Music Notes for May 17, 2026
Music for Seventh Sunday of Easter
Charles Callahan was a composer, teacher, and organist born in Cambridge, Massachusetts who studied at Catholic University of America and the Curtis Institute of Music. He quickly became one of the most sought-after composers of liturgical music on this continent, receiving hymn commissions from several Archdioceses in honour of Pope John Paul II’s 1999 visit to St. Louis and New York. Today, his Easter Prelude for flute and organ is played at communion by our choral scholar and cantor Aaron Lau, containing the seasonal hymn tune Lass uns erfeuen and the plainchant hymn Victimae paschali laudes.

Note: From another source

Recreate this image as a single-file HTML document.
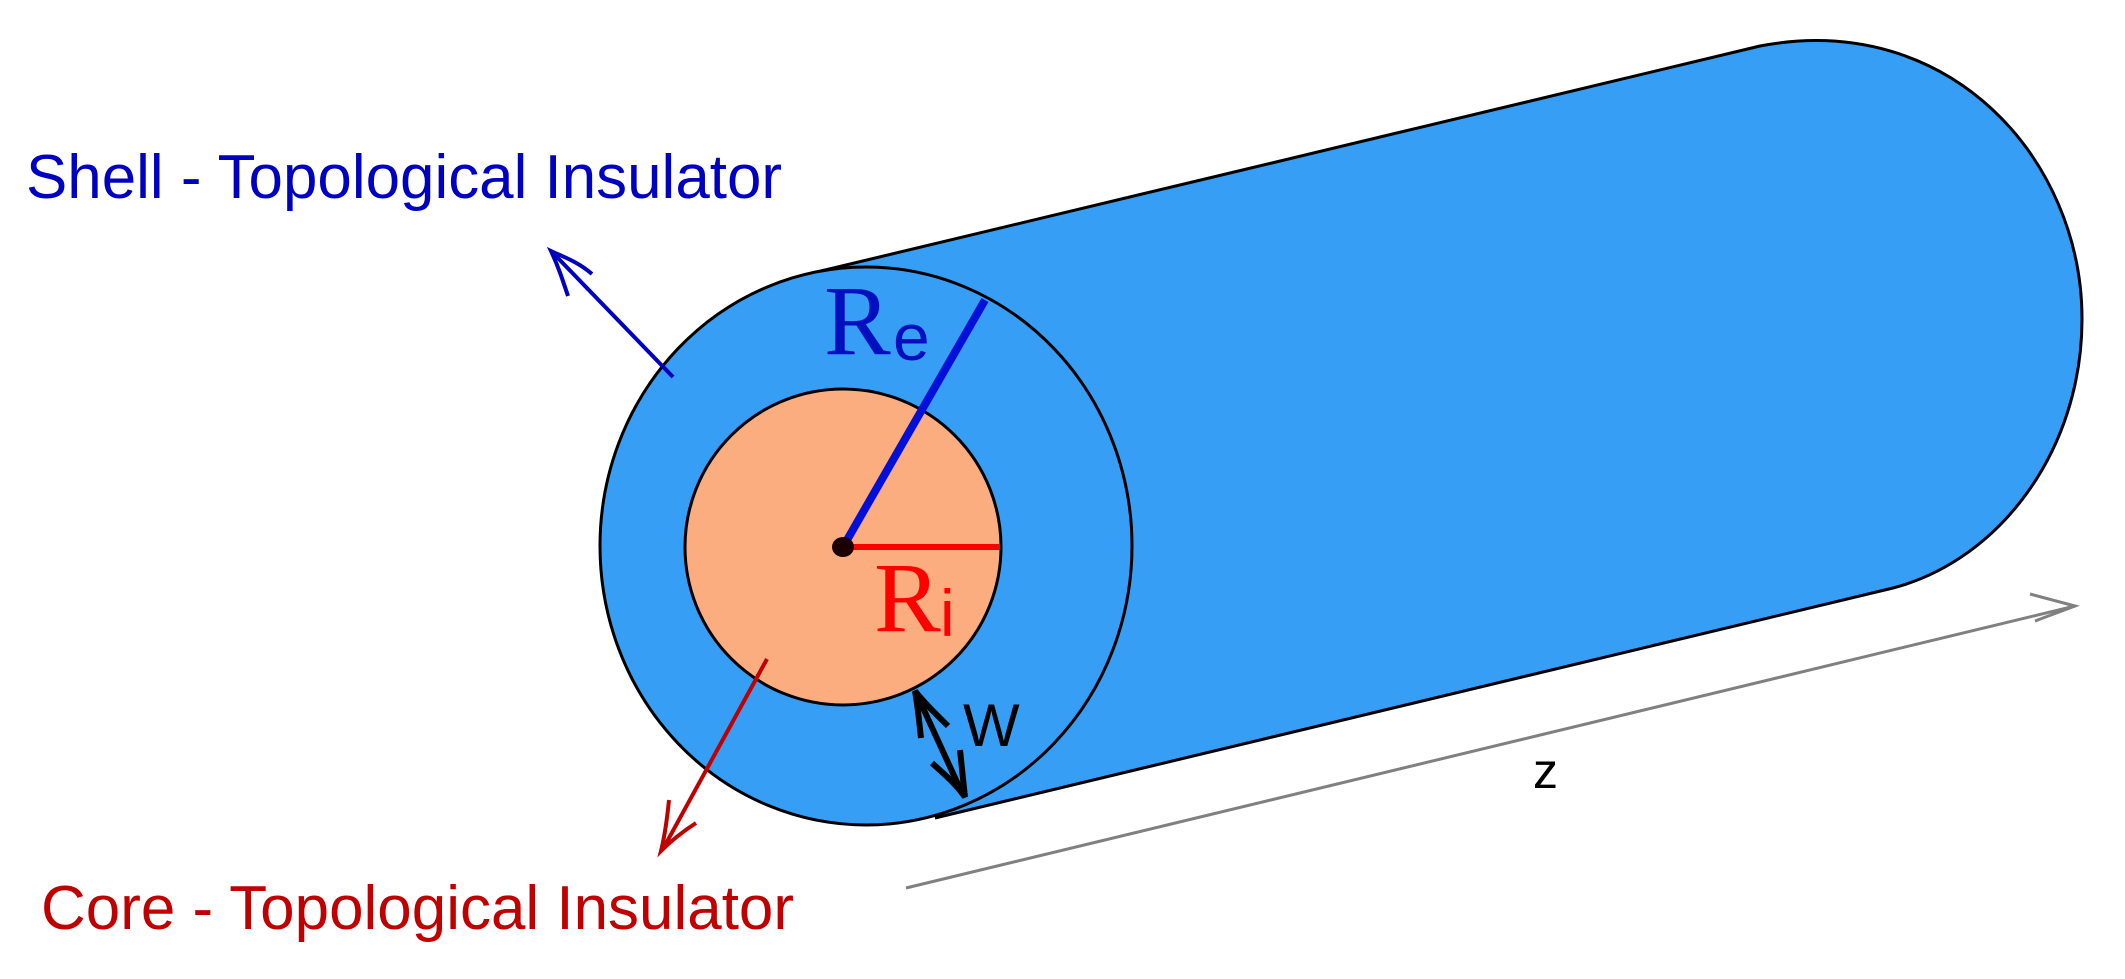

The postlude comes from a collection of six “sonatas in trio” by J.S. Bach surviving in manuscripts held by his sons, likely designed as technical exercises for study at the pedal clavichord. Building on the chamber-music genre of trio sonatas popularized in France and Italy, these keyboard soli feature three fully independent lines – one played by each hand and one by the feet – that might just as easily be rendered by two violins with a gamba or harpsichord for the bass. They persevere as pedagogical tools in a young organist’s curriculum, as the task of rendering each voice precisely and independently instills critical techniques at the instrument. As with so many works of Bach, each sonata also serves as a cognisant synthesis of instrumental styles, displaying his mastery of musical grammar and form. This movement in G major hints at elements of the Italian concerto as well as the style galant.
Abraham Ross
Solemn Mass takes place at St. James’ Anglican Church, Vancouver at 10:30 am every Sunday.